Increasingly computers, data storage, and bandwidth are becoming a marginal cost in market economics. This is why businesses like Google, and Yahoo! are able to offer so many things for free on the internet. Prices use to be based on the cost and scarcity of goods, but what do you do when there is an abundance of goods that cost practically nothing? This is where businesses are more and more giving away good stuff for free.
It is getting harder to tell the different between a scam and a legitimate offer for free goods anymore. Chris Anderson’ WIRED article, Free! Why $0.00 Is the Future of Business, provides a great overview of how businesses are able to make a profit in this new economy of abundance. Some of these “free” economic models are not new, but they are greatly magnified in our current economy because of marginal costs of computing power, data storage, and bandwidth. Chris categorizes our new “free” economy as follows:
1. Freemium. This is where the basic product or service is free, but the premium version is sold at a price (Example: LinkedIn).
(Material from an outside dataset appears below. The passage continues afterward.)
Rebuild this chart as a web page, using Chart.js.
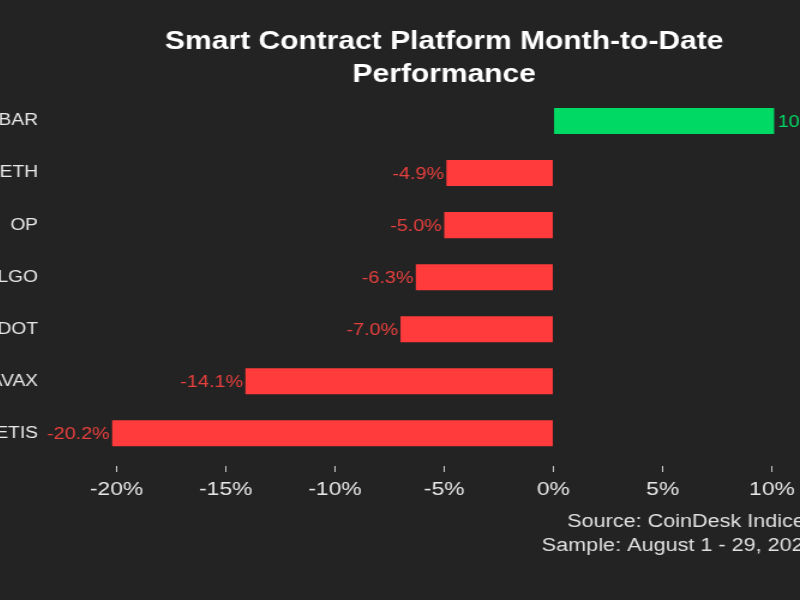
<!DOCTYPE html>
<html>
<head>
<meta charset="utf-8">
<script src="https://cdn.jsdelivr.net/npm/chart.js@4"></script>
<style>
  html, body { margin: 0; padding: 0; background: #232323; overflow: hidden; }
  /* the reference picture is slightly wide, so stretch the canvas horizontally */
  #wrap { position: absolute; left: -40px; top: 0; width: 725px; height: 600px;
          transform: scaleX(1.2); transform-origin: 0 0; }
</style>
</head>
<body>
<div id="wrap"><canvas id="mtdChart" width="725" height="600"></canvas></div>
<script>
const platforms = ['HBAR', 'ETH', 'OP', 'ALGO', 'DOT', 'AVAX', 'METIS'];
const mtdReturns = [10.1, -4.9, -5.0, -6.3, -7.0, -14.1, -20.2];
const xTicks = [-20, -15, -10, -5, 0, 5, 10];

const GREEN = '#00d964';
const RED = '#ff3b3b';
const FONT = '"Liberation Sans", Arial, Helvetica, sans-serif';

// value labels at the end of each bar
const barLabels = {
  id: 'barLabels',
  afterDatasetsDraw(chart) {
    const ctx = chart.ctx;
    const meta = chart.getDatasetMeta(0);
    ctx.save();
    ctx.font = '16.5px ' + FONT;
    ctx.textBaseline = 'middle';
    meta.data.forEach((bar, i) => {
      const v = mtdReturns[i];
      const txt = v.toFixed(1) + '%';
      if (v < 0) {
        ctx.fillStyle = '#e8403e';
        ctx.textAlign = 'right';
        ctx.fillText(txt, bar.x - 2, bar.y + 1);
      } else {
        ctx.fillStyle = GREEN;
        ctx.textAlign = 'left';
        ctx.fillText(txt, bar.x + 3, bar.y + 1);
      }
    });
    ctx.restore();
  }
};

let chart;
function renderChart() {
  const ctx = document.getElementById('mtdChart');
  if (chart) chart.destroy();
  chart = new Chart(ctx, {
    type: 'bar',
    data: {
      labels: platforms,
      datasets: [{
        data: mtdReturns,
        backgroundColor: mtdReturns.map(v => v < 0 ? RED : GREEN),
        borderWidth: 0,
        barPercentage: 0.5,
        categoryPercentage: 1
      }]
    },
    options: {
      indexAxis: 'y',
      responsive: false,
      animation: false,
      layout: { padding: { left: 0, right: 12, top: 0, bottom: 0 } },
      plugins: {
        legend: { display: false },
        tooltip: { enabled: false },
        title: {
          display: true,
          fullSize: false,
          text: ['Smart Contract Platform Month-to-Date', 'Performance'],
          color: '#ffffff',
          font: { family: FONT, size: 25, weight: 'bold', lineHeight: 1.3 },
          padding: { top: 26, bottom: 4 }
        },
        subtitle: {
          display: true,
          position: 'bottom',
          align: 'end',
          fullSize: false,
          text: ['Source: CoinDesk Indices', 'Sample: August 1 - 29, 2023'],
          color: '#e0e0e0',
          font: { family: FONT, size: 18, lineHeight: 1.33 },
          padding: { top: 3, bottom: 42 }
        }
      },
      scales: {
        x: {
          min: -22,
          max: 12,
          afterBuildTicks: scale => { scale.ticks = xTicks.map(v => ({ value: v })); },
          grid: {
            drawOnChartArea: false,
            drawTicks: true,
            tickLength: 13,
            tickColor: '#cccccc',
            tickBorderDash: [6, 7],
            tickBorderDashOffset: 6
          },
          border: { display: false },
          ticks: {
            color: '#e8e8e8',
            padding: 6,
            font: { family: FONT, size: 19 },
            callback: v => v + '%'
          }
        },
        y: {
          afterFit: scale => { scale.width = 94; },
          grid: { display: false, drawTicks: false },
          border: { display: false },
          ticks: {
            color: '#e8e8e8',
            padding: 29,
            font: { family: FONT, size: 16 }
          }
        }
      }
    },
    plugins: [barLabels]
  });
}
renderChart();
</script>
</body>
</html>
2. Advertising. Here content or services are provided for free, and a third part advertiser pays for ad placement (Example: Google, Yahoo!, and some print media).
3. Cross-subsidies. Here the business gives away something for free in order to entice the consumer to pay for something else. (Example: a band may give away music CDs in a city just prior to a concert to entice fans to go to the band’s concert).
4. Zero Marginal Cost. Here digital media or content is just given away because there is practically no costs to distribute the electronic goods (Example: Online musicians just giving away their music or bloggers just writing content for no monetary gain).
5. Labor Exchange. Users by using a site or service provide value (Example: Rating stories on Digg, or voting on Yahoo! Answers).
6. Gift Economy. Just give away stuff for free. (Examples: open source software, Wikipedia).
The marginal cost of computing, data storage, and bandwidth is changing our entire economy. Now if we could just get silicone to produce energy, we would then be in true abundance.